Data questa situazione era ovvio che una mossa di tale tenore avrebbe finito per spiazzare trasversalmente sia gli interlocutori di «destra» che «di sinistra» dell’Unione. Sentite per esempio Cesare Salvi, il più radical dei diessini: «La critica di Walter Veltroni alle modalità di costruzione del partito democratico - dice il leader della minoranza della Quercia - è la più aspra che abbia fin qui sentito: ipotizza un risultato del 25 per cento per due vecchi partiti, Ds e Margherita, che mettono insieme le loro debolezze, senza alcuna capacità innovativa. A Veltroni però una domanda va rivolta: e allora?». Oppure sentite il capogruppo Verde Angelo Bonelli: «Ci auguriamo che la proposta di Veltroni non sia usata strumentalmente contro Prodi». Per non dire di una rifondatrice come Rina Gagliardi: «Non ci sono dubbi sul fatto che la legge elettorale in vigore sia un'emerita schifezza, una combinazione perversa del peggio del maggioritario e del peggio del proporzionale.
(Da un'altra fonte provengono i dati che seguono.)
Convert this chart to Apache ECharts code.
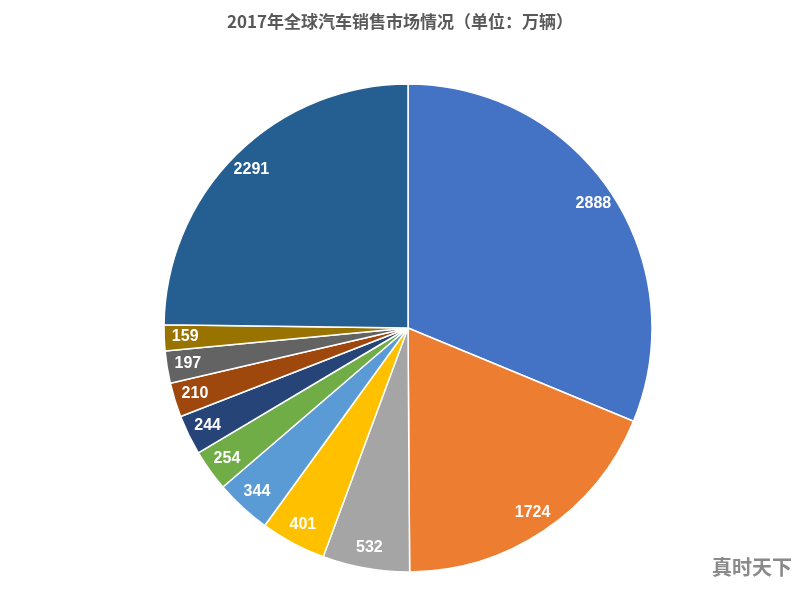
<!DOCTYPE html>
<html>
<head>
<meta charset="utf-8">
<script src="https://cdn.jsdelivr.net/npm/echarts@6/dist/echarts.min.js"></script>
<style>
html,body{margin:0;padding:0;background:#fff;}
#c{width:800px;height:589px;}
</style>
</head>
<body>
<div id="c"></div>
<script>
var titleText = '2017年全球汽车销售市场情况（单位：万辆）';
var categories = ['A','B','C','D','E','F','G','H','I','J','K'];
var values = [2888, 1724, 532, 401, 344, 254, 244, 210, 197, 159, 2291];
var colors = ['#4472C4','#ED7D31','#A5A5A5','#FFC000','#5B9BD5','#70AD47','#264478','#9E480E','#636363','#997300','#255E91'];
var watermark = '真时天下';

var data = categories.map(function(c,i){ return {name:c, value:values[i]}; });
var chart = echarts.init(document.getElementById('c'), null, {renderer:'canvas'});
chart.setOption({
  backgroundColor:'#ffffff',
  animation:false,
  color: colors,
  title:{
    text:titleText, left:'center', top:8,
    textStyle:{fontFamily:'"Noto Sans CJK SC", sans-serif', fontSize:17, fontWeight:'bold', color:'#595959'}
  },
  graphic:[{
    type:'text', right:8, top:557,
    style:{text:watermark, fill:'#8a8a8a', font:'bold 20px "Noto Sans CJK SC", sans-serif'}
  }],
  series:[
    {
      type:'pie', center:[408,328], radius:[0,244], startAngle:90, clockwise:true,
      data:data, label:{show:false}, labelLine:{show:false},
      itemStyle:{borderColor:'#ffffff', borderWidth:1.5}
    },
    {
      type:'pie', center:[408,328], radius:[196,244], startAngle:90, clockwise:true,
      data:data, silent:true,
      itemStyle:{color:'rgba(0,0,0,0)', borderWidth:0},
      label:{show:true, position:'inside', formatter:'{c}', color:'#ffffff',
        fontFamily:'"Liberation Sans", Arial, sans-serif', fontWeight:'bold', fontSize:16},
      labelLine:{show:false}
    }
  ]
});
</script>
</body>
</html>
Ma per correggerla seriamente - osserva la Gagliardi - serve una discussione vera e la costruzione di una proposta che in qualche modo esprima e sintetizzi diverse posizioni». Una prudente sponda Veltroni la riceve invece da Arturo Parisi («Nessuno immagina che un partito nuovo possa nascere come semplice somma di pezzi pre-esistenti») e un’altra forse interessata dalla vicende interne della Quercia da Gavino Angius («Bene la costituente»).

Ma i veri dubbi sono al Botteghino, dove da ieri tutti si chiedono fin dove voglia arrivare Walter. Perché non c’è dubbio che se Veltroni scalda i motori la prima segreteria che si trova sulla brace, e che dovrà scegliere se sostenerlo o resistergli, è quella della Quercia.